Comments

  1. Interesting. Been talking about Burmese Hip Hop for a while now. http://bit.ly/bVSsFF

  2. Justin Alick says:

    I’d like to back Paul up re: southern Laos.

    I recently finished a stint with a major NGO down there, to watch the Vietnamese logging companies roll out of the protected forests with seemingly endless convoys of “recently legal” cut timber (to be replaced by endless rubber plantations) was heartbreaking.

    We were in a bit of a race to develop a planning framework to get some legal recognition for the villagers land rights before it was all snatched up, but with the government complicit in the dodgy harvest it did absolutely no good.

    With all the villagers being forced off their land, their livelihoods stripped away along with their forests, and their later being given the “opportunity” to serve as cheap labour for the owners of the newly commodified land, it’s the Industrial Revolution all over again.

    For every $1 an NGO throws at the Laos government to protect a forest or preserve a village, unsustainable FDI is throwing $10 at them, and the bigwigs were cashing in fast. And by fast, I mean I saw Porsche’s in one of the poorest provinces in the country.

    Surely there has to be a better way.

  3. Tim Meisburger says:

    In 2009 the Asia Foundation conducted an national survey on Constitutional Reform and Democracy in Thailand. It looked specifically at vote-buying behavior and found that while 58% thought other people might be influenced by money or gifts; just 7% felt they personally were under any moral obligation to vote for a candidate or party that provided money or gifts.

    The survey is available in English and Thai on the TAF website, and a follow-up survey that includes a profile of red and yellow movement supporters should be available later this spring.

  4. SteveCM says:

    #4 “Here in Thailand, and on New Mandala, we have people who want the last constitution scrapped because it was far too hard on corrupt politicians and vote buying.

    #7 “Where else in the world is a pro-democracy movement fighting to get a constitution changed because it’s too hard on political corruption?”

    Leaving aside the first three words (after all, Thailand’s a big place and I imagine someone somewhere in it fits the bill), is there any chance of being shown even the slightest bit of substantiation for what are otherwise just dogmatic statements?

  5. Vichai N says:

    Dictionary.com defines ‘extremist’ as “a person who favours or resorts to immoderate, uncompromising, or fanatical methods or behaviour, esp in being politically radical.” [by fanatical methods meaning violent methods]

    I am of the opinion, from my reading the many posters from Les Abbey at New Mandala forum, that his well-articulated views are non-radical and non-extremist at all.
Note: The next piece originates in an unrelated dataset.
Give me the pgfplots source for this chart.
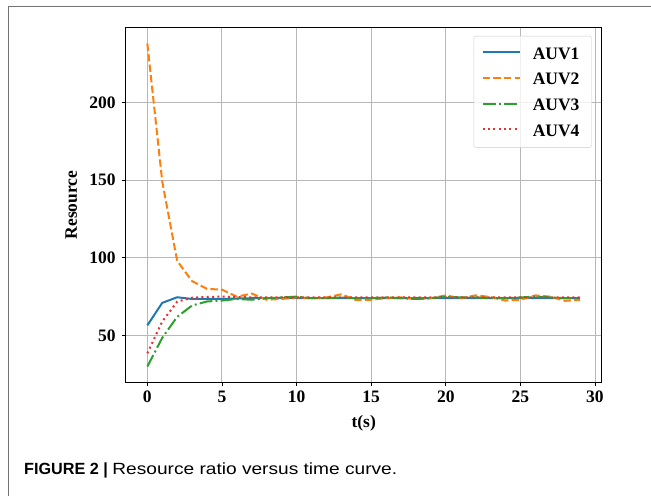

I could safely therefore aver to anyone that Les Abbey won’t be totting or firing an M79 grenade launcher, or a a high-assault rifle, or carry out an arson burning-spree to make his point or out of spite.

    I could not course say the same thing for myself. Hey . . . there could be moments that I could be tempted to resort to radical really extreme tactics . . . but those moments have yet to reveal themselves to me.
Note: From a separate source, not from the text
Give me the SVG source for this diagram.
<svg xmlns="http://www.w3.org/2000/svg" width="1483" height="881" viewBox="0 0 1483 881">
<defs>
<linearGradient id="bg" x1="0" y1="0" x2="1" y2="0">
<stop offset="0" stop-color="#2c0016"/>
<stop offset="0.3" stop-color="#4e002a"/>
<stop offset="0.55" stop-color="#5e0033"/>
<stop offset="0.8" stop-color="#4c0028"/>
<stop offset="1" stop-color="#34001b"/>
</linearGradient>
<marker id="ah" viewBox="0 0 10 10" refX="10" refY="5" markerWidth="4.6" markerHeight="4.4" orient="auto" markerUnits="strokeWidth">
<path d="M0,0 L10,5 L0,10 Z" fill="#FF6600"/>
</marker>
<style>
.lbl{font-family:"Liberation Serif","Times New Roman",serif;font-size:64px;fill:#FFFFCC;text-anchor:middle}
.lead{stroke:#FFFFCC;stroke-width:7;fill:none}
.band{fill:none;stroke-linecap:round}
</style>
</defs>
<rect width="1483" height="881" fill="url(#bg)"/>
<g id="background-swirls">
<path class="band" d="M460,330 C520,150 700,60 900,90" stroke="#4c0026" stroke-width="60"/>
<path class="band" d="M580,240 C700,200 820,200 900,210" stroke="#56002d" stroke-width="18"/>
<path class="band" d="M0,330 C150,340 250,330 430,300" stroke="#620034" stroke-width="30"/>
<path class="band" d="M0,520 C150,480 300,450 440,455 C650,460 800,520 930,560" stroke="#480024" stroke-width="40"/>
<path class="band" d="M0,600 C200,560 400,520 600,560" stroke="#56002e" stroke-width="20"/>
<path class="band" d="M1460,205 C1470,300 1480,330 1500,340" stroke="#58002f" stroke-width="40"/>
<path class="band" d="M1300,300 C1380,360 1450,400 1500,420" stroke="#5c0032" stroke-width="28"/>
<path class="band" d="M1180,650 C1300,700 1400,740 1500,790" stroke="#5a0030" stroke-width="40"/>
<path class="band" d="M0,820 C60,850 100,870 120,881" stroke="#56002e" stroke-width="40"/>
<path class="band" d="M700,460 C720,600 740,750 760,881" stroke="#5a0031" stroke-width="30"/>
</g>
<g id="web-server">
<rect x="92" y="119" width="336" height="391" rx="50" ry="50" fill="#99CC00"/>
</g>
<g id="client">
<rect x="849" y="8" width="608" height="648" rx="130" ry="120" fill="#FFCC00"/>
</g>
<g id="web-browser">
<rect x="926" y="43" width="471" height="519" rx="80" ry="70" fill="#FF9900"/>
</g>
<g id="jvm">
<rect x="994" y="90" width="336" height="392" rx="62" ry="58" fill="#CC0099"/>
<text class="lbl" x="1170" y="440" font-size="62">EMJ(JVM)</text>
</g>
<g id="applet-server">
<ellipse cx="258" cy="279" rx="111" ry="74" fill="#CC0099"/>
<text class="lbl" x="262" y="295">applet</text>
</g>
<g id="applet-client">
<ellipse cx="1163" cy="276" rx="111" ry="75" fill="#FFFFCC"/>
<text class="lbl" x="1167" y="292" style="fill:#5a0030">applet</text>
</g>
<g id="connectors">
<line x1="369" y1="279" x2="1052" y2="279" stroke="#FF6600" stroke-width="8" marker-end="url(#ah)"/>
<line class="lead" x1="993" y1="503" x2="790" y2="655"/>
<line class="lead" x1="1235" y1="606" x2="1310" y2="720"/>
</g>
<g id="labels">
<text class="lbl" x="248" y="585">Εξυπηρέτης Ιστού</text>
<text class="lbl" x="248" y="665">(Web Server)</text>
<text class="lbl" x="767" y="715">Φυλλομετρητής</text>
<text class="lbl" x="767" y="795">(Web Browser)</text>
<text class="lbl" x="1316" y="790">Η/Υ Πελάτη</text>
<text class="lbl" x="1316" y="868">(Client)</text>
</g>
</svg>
    Thaksin had been judged, and had been judged harshly, by his peers, by Thai judges (‘guilty as charged’), by the people of Thailand (‘dangerous and vindictive’) and their judgement had been loudly declared to the world. Why else do you think Thaksin ran to save his hide at Montenegro?

    Should I ‘Take U for a Fool’? Well you said so yourself, didn’t you?

  6. Forgot: the PAD’s original intent on objection to the constitutional redraft was, I thought, hardly to do with stopping anti-corruption measures.

  7. Demeaning to you…not to the people selling or buying votes. They could not care less.
    Pride is, as well, vanity.

  8. James says:

    Jon Russel: “Agree with thanr. I think, like many politicians, Thaksin’s initial adoption and one time high usage of Twitter came primarily from his team of advisers. His infrequent binges suggest that he is anything but a Twitter addict.” That’s why I think it is more likely Thaksin himself tweeting and not one of his team. Doesn’t seem like polished PR stuff, seems like exactly the sort of stuff Thaksin would say if he did tweet. So if it isn’t him, whoever it is did a good job of imitating what I think he’d write if it was.

  9. LesAbbey says:

    Tarrin – 5

    Well Tarrin, it’s that little question I always ask. Where else in the world is a pro-democracy movement fighting to get a constitution changed because it’s too hard on political corruption? While I’m asking questions, where else in the world do we say that vote-buying is a good thing and let’s not worry about it, it’s just the national or regional culture?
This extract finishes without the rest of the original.